3. Seamless Extension to Multi-way Decisions
The method is naturally extensible to three-way decisions: predict, route, or abstain. It achieves lower expected loss than all two-way baselines (predict/route or predict/abstain only) on cost-penalized routing tasks.
Figure 7: Cost-penalized performance for three-way decision tasks on SNLI. The three-way router traces the lower envelope of two-way alternatives across penalty sweeps.
Implementation Nuances
For partition-based higher-order calibration, sample size per bucket is a critical tradeoff: finer partitions require more calibration snapshots for stable estimation. Centroid calibration of outputs within buckets ensures that weak model predictions are constant across each bin, aligning with the theoretical framework. Where the weak model is already near-optimal, this may discard useful signal and can be bypassed. Feature-based binning is shown to improve decomposition estimates and routing efficacy in synthetic scenarios with more nuanced uncertainty structures.

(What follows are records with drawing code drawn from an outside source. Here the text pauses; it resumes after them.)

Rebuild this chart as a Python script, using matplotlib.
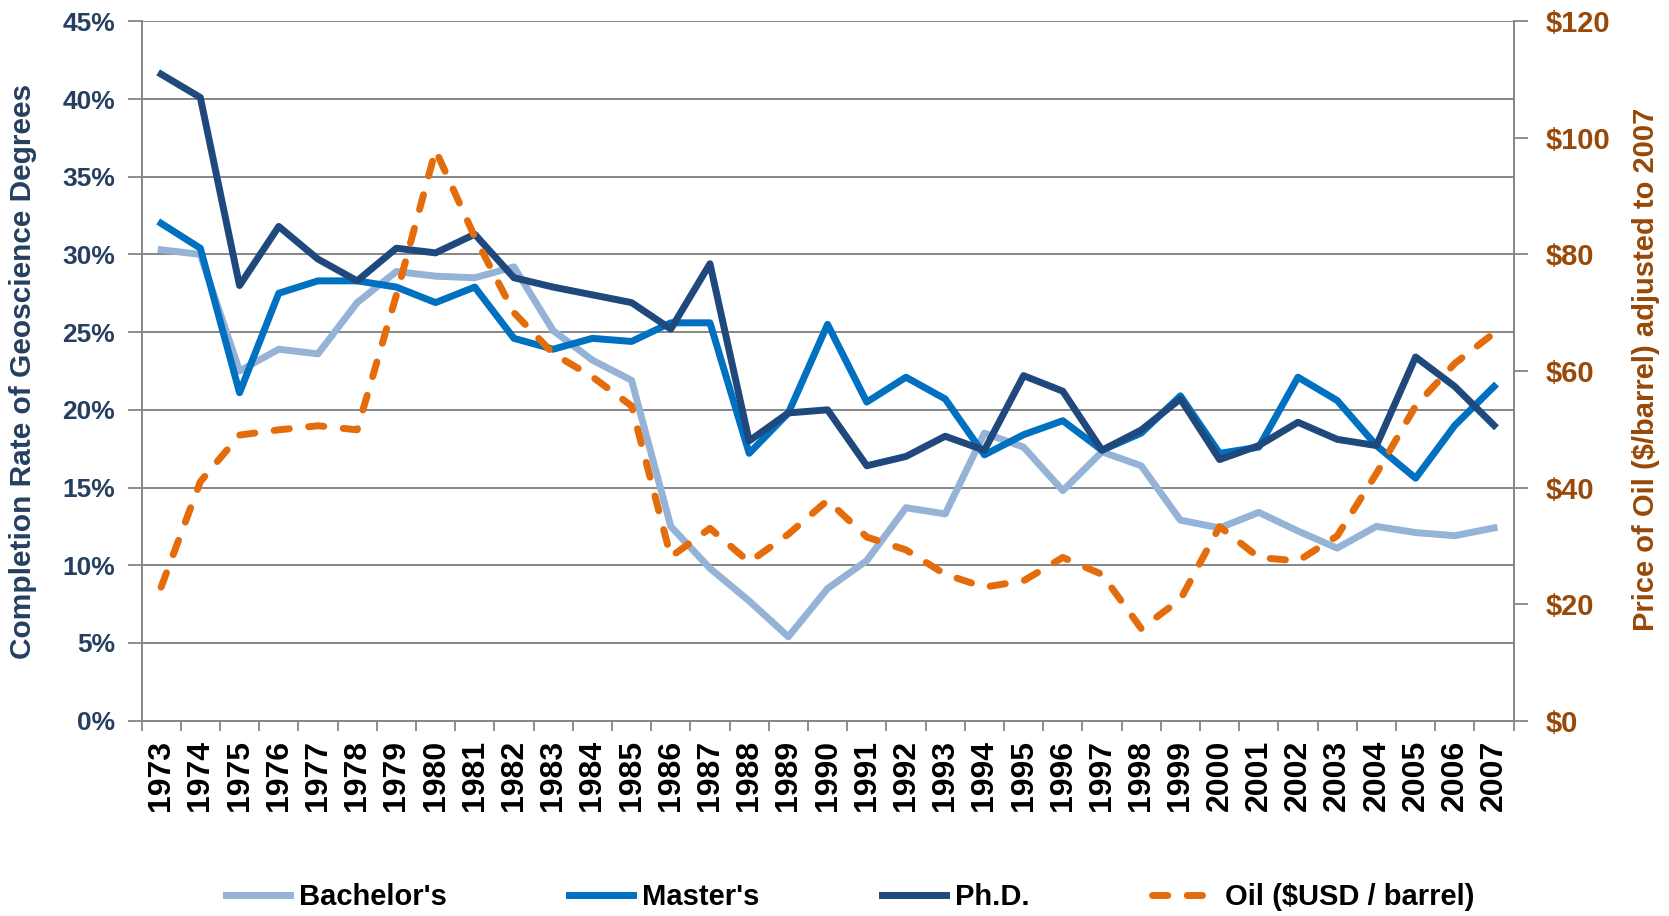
import matplotlib
matplotlib.use("Agg")
import matplotlib.pyplot as plt
from matplotlib.ticker import FixedLocator, FuncFormatter
import numpy as np

plt.rcParams["font.family"] = ["Liberation Sans", "DejaVu Sans"]
plt.rcParams["font.weight"] = "bold"

years = [str(y) for y in range(1973, 2008)]

bachelors = [30.3, 30.0, 22.5, 23.9, 23.6, 26.9, 28.9, 28.6, 28.5, 29.2, 25.1, 23.2,
             21.9, 12.5, 9.8, 7.7, 5.4, 8.5, 10.3, 13.7, 13.3, 18.5, 17.6, 14.8,
             17.3, 16.4, 12.9, 12.4, 13.4, 12.2, 11.1, 12.5, 12.1, 11.9, 12.4]
masters = [32.0, 30.4, 21.1, 27.5, 28.3, 28.3, 27.9, 26.9, 27.9, 24.6, 23.9, 24.6,
           24.4, 25.6, 25.6, 17.2, 19.8, 25.5, 20.5, 22.1, 20.7, 17.1, 18.4, 19.3,
           17.4, 18.5, 20.9, 17.2, 17.6, 22.1, 20.6, 17.7, 15.6, 19.0, 21.5]
phd = [41.6, 40.1, 28.0, 31.8, 29.7, 28.3, 30.4, 30.1, 31.3, 28.5, 27.9, 27.4,
       26.9, 25.2, 29.4, 18.0, 19.8, 20.0, 16.4, 17.0, 18.3, 17.4, 22.2, 21.2,
       17.4, 18.7, 20.7, 16.8, 17.7, 19.2, 18.1, 17.7, 23.4, 21.5, 19.0]
oil = [22.9, 41.0, 49.0, 49.9, 50.6, 49.9, 73.0, 97.9, 83.0, 70.0, 63.0, 59.0,
       54.0, 28.1, 33.0, 27.2, 32.0, 37.8, 31.5, 29.3, 25.1, 22.9, 24.0, 28.0,
       25.1, 15.8, 20.8, 33.3, 28.0, 27.4, 31.7, 42.4, 54.0, 61.3, 66.5]

NAVY = "#243F60"
BROWN = "#984807"
GRID = "#868686"

fig = plt.figure(figsize=(16.69, 9.16), dpi=100)
ax = fig.add_axes([0.0848, 0.2133, 0.8221, 0.7634])
ax2 = ax.twinx()

x = np.arange(len(years))
lw = 5.0
l1, = ax.plot(x, bachelors, color="#95B3D7", lw=lw, label="Bachelor's", zorder=3)
l2, = ax.plot(x, masters, color="#0070C0", lw=lw, label="Master's", zorder=4)
l3, = ax.plot(x, phd, color="#1F497D", lw=lw, label="Ph.D.", zorder=5)
l4, = ax2.plot(x, oil, color="#E46C0A", lw=lw, linestyle=(0, (2.2, 2.8)),
               dash_capstyle="round", label="Oil ($USD / barrel)", zorder=6)

# left axis
ax.set_xlim(-0.5, len(years) - 0.5)
ax.set_ylim(0, 45)
ax.yaxis.set_major_locator(FixedLocator(np.arange(0, 46, 5)))
ax.yaxis.set_major_formatter(FuncFormatter(lambda v, p: f"{v:.0f}%"))
ax.tick_params(axis="y", which="major", length=10, width=1.3, color=GRID,
               labelsize=19, labelcolor=NAVY, pad=9)
ax.grid(axis="y", color=GRID, linewidth=1.4)
ax.set_axisbelow(True)

# x axis: labels at points, tick marks between categories
ax.set_xticks(x)
ax.set_xticklabels(years, rotation=90, fontsize=23, color="black")
ax.set_xticks(np.arange(-0.5, len(years)), minor=True)
ax.tick_params(axis="x", which="major", length=0, pad=14)
ax.tick_params(axis="x", which="minor", length=7, width=1.3, color=GRID)

# right axis
ax2.set_ylim(0, 120)
ax2.yaxis.set_major_locator(FixedLocator(np.arange(0, 121, 20)))
ax2.yaxis.set_major_formatter(FuncFormatter(lambda v, p: f"${v:.0f}"))
ax2.tick_params(axis="y", length=10, width=1.3, color=GRID,
                labelsize=21, labelcolor=BROWN, pad=13)

for a in (ax, ax2):
    a.spines["top"].set_visible(False)
    for s in ("left", "right", "bottom"):
        a.spines[s].set_color(GRID)
        a.spines[s].set_linewidth(1.4)
ax.spines["right"].set_visible(False)
ax2.spines["left"].set_visible(False)
ax2.spines["bottom"].set_visible(False)

fig.text(22.6 / 1669, 1 - 371 / 916, "Completion Rate of Geoscience Degrees",
         rotation=90, ha="center", va="center", fontsize=21.5, color=NAVY)
fig.text(1646 / 1669, 1 - 369 / 916, "Price of Oil ($/barrel) adjusted to 2007",
         rotation=90, ha="center", va="center", fontsize=21, color=BROWN)

fig.legend(handles=[l1, l2, l3, l4], loc="center",
           bbox_to_anchor=(850 / 1669, 1 - 897 / 916), ncol=4, frameon=False,
           prop={"size": 21, "weight": "bold"}, handlelength=2.2,
           handletextpad=0.3, columnspacing=4.2)

fig.savefig("out.png", dpi=100)
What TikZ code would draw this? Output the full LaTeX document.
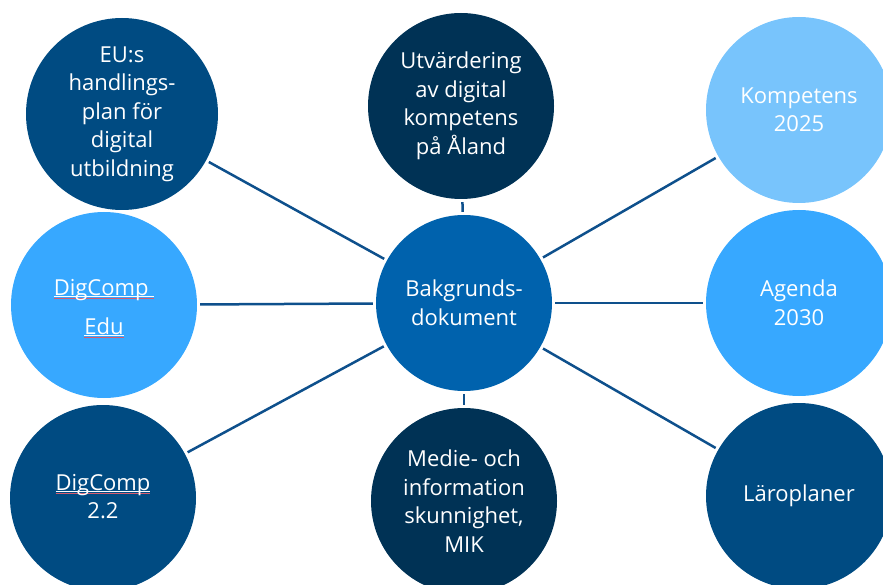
\documentclass[tikz,border=0pt]{standalone}
\usepackage{fontspec}
\setmainfont{Open Sans}
\definecolor{cmid}{RGB}{0,75,130}
\definecolor{cdark}{RGB}{0,50,85}
\definecolor{clight}{RGB}{120,196,252}
\definecolor{cbright}{RGB}{55,168,255}
\definecolor{ccenter}{RGB}{0,98,173}
\definecolor{clink}{RGB}{14,80,140}
\definecolor{cspell}{RGB}{215,90,110}
\newcommand\spellmark[1]{\setbox0\hbox{#1}\leavevmode\rlap{\color{white}\rule[-2.2pt]{\wd0}{0.8pt}}\rlap{\color{cspell}\rule[-2.9pt]{\wd0}{0.4pt}}\box0}
\begin{document}
\begin{tikzpicture}[x=1pt,y=-1pt,
  txt/.style={text=white, font=\fontsize{22}{28.5}\selectfont},
  bub/.style={circle, inner sep=0pt, minimum size=186pt, align=center, txt},
  link/.style={draw=clink, line width=2.5pt, shorten <=3pt, shorten >=3pt}]
\useasboundingbox (0,0) rectangle (883,585);
\clip (0,0) rectangle (883,585);
\node[bub, fill=ccenter, minimum size=176pt] (c) at (464,303) {Bakgrunds-\\dokument};
\node[bub, fill=cmid, minimum size=192pt] (eu) at (122,114) {EU:s\\handlings-\\plan för\\digital\\utbildning};
\node[bub, fill=cdark] (utv) at (461,106) {Utvärdering\\av digital\\kompetens\\på Åland};
\node[bub, fill=clight] (komp) at (799,110) {Kompetens\\2025};
\node[bub, fill=cbright] (edu) at (104,305) {};
\node[txt, anchor=base] (edu1) at (104,295) {\spellmark{DigComp\ }};
\node[txt, anchor=base] (edu2) at (104,334) {\spellmark{Edu}};
\node[bub, fill=cbright] (agenda) at (799,303) {Agenda\\2030};
\node[bub, fill=cmid] (dc22) at (103,498) {};
\node[txt, anchor=base] (dc1) at (103,490) {\spellmark{DigComp}};
\node[txt, anchor=base] (dc2) at (103,518) {2.2};
\node[bub, fill=cdark] (mik) at (464,501) {Medie- och\\information\\skunnighet,\\MIK};
\node[bub, fill=cmid] (laro) at (799,496) {Läroplaner};
\foreach \n in {eu,utv,komp,edu,agenda,dc22,mik,laro}
  \draw[link] (c) -- (\n);
\end{tikzpicture}
\end{document}
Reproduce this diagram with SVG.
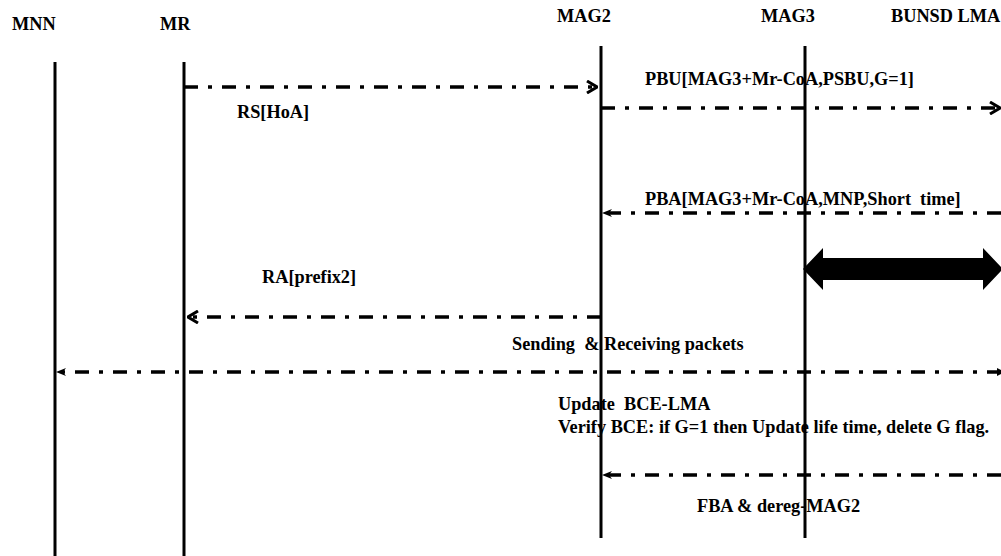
<svg xmlns="http://www.w3.org/2000/svg" width="1001" height="556" viewBox="0 0 1001 556">
<style>
text{font-family:"Liberation Serif","Times New Roman",serif;font-weight:bold;font-size:18.3px;fill:#000;white-space:pre}
.life{stroke:#000;stroke-width:3;fill:none}
.msg{stroke:#000;stroke-width:3.3;fill:none;stroke-dasharray:14 10 4 10}
</style>
<defs>
<marker id="open" viewBox="0 0 12 14" refX="11" refY="7" markerWidth="12" markerHeight="14" markerUnits="userSpaceOnUse" orient="auto">
<path d="M1,1 L11,7 L1,13" fill="none" stroke="#000" stroke-width="3"/>
</marker>
<marker id="fill" viewBox="0 0 10 10" refX="9" refY="5" markerWidth="10" markerHeight="10" markerUnits="userSpaceOnUse" orient="auto">
<path d="M0,1 L10,5 L0,9 L3,5 Z" fill="#000"/>
</marker>
</defs>
<rect width="1001" height="556" fill="#fff"/>
<g id="MNN"><text x="12" y="30">MNN</text><line class="life" x1="55" y1="62" x2="55" y2="556"/></g>
<g id="MR"><text x="160" y="30">MR</text><line class="life" x1="184" y1="62" x2="184" y2="556"/></g>
<g id="MAG2"><text x="557" y="22">MAG2</text><line class="life" x1="601" y1="46" x2="601" y2="538"/></g>
<g id="MAG3"><text x="761" y="22">MAG3</text><line class="life" x1="805" y1="46" x2="805" y2="538"/></g>
<g id="LMA"><text x="891" y="22">BUNSD LMA</text></g>
<g id="connectors">
<line class="msg" x1="184" y1="87" x2="597" y2="87" marker-end="url(#open)"/>
<line class="msg" x1="601" y1="108" x2="1000" y2="108" marker-end="url(#open)"/>
<line class="msg" x1="1001" y1="213" x2="603" y2="213" marker-end="url(#fill)"/>
<line class="msg" x1="601" y1="317" x2="188" y2="317" marker-end="url(#open)"/>
<line class="msg" x1="1001" y1="372" x2="57" y2="372" marker-end="url(#fill)"/>
<path d="M997,368 L1005,372 L997,376 Z" fill="#000"/>
<line class="msg" x1="1001" y1="475" x2="603" y2="475" marker-end="url(#fill)"/>
<path id="tunnel" d="M803,269 L823,248 L823,258 L983,258 L983,248 L1003,269 L983,290 L983,280 L823,280 L823,290 Z" fill="#000"/>
</g>
<g id="labels">
<text x="237" y="118">RS[HoA]</text>
<text x="645" y="85">PBU[MAG3+Mr-CoA,PSBU,G=1]</text>
<text x="645" y="205">PBA[MAG3+Mr-CoA,MNP,Short  time]</text>
<text x="907" y="276" text-anchor="middle">Tunnel setup</text>
<text x="262" y="283">RA[prefix2]</text>
<text x="512" y="350">Sending  &amp; Receiving packets</text>
<text x="558" y="410">Update  BCE-LMA</text>
<text x="558" y="433">Verify BCE: if G=1 then Update life time, delete G flag.</text>
<text x="697" y="512">FBA &amp; dereg-MAG2</text>
</g>
</svg>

Theoretical and Practical Implications
This framework advances the state of uncertainty-aware orchestration and selective prediction, integrating abstention, routing, and flexible loss adaptation in a unified system. Distribution-free guarantees and zero-shot adaptation to loss and cost parameters directly address operational constraints in real-world ML pipelines (including LLM routing contexts, cost-sensitive annotation pipelines, and human-AI complementarity scenarios).
Theoretically, the development of higher-order calibration and its integration with loss-agnostic omniprediction expands the frontier for flexible inference and post-hoc adaptation. It also provides guidance for cases where uncertainty decomposition conferred by higher-order calibration does and does not deliver practical routing gains, motivating future research in high-quality higher-order calibration under limited snapshot calibration resources.
Future Directions
Future research should target scalable methods for learning higher-order calibrated predictors without requiring extensive snapshot data, more sophisticated partition schemes for non-trivial multiclass settings, and extension to complementarity scenarios with heterogeneous oracles. Integration with downstream orchestration and mixture-of-expert architectures, and more fine-grained modeling of abstention penalties, remain promising avenues.
Conclusion
The paper presents a rigorous, practical, and theoretically sound framework for flexible query routing in classification problems, operationalized via uncertainty decomposition using higher-order calibration. It enables principled decisions among prediction, routing, and abstention, supports rapid adaptation to new losses and cost structures, and produces robust empirical results in suitable regimes. This contributes meaningfully to both the theory and practice of ML orchestration and selective prediction, with broad implications for the deployment of cost-conscious, adaptive AI systems.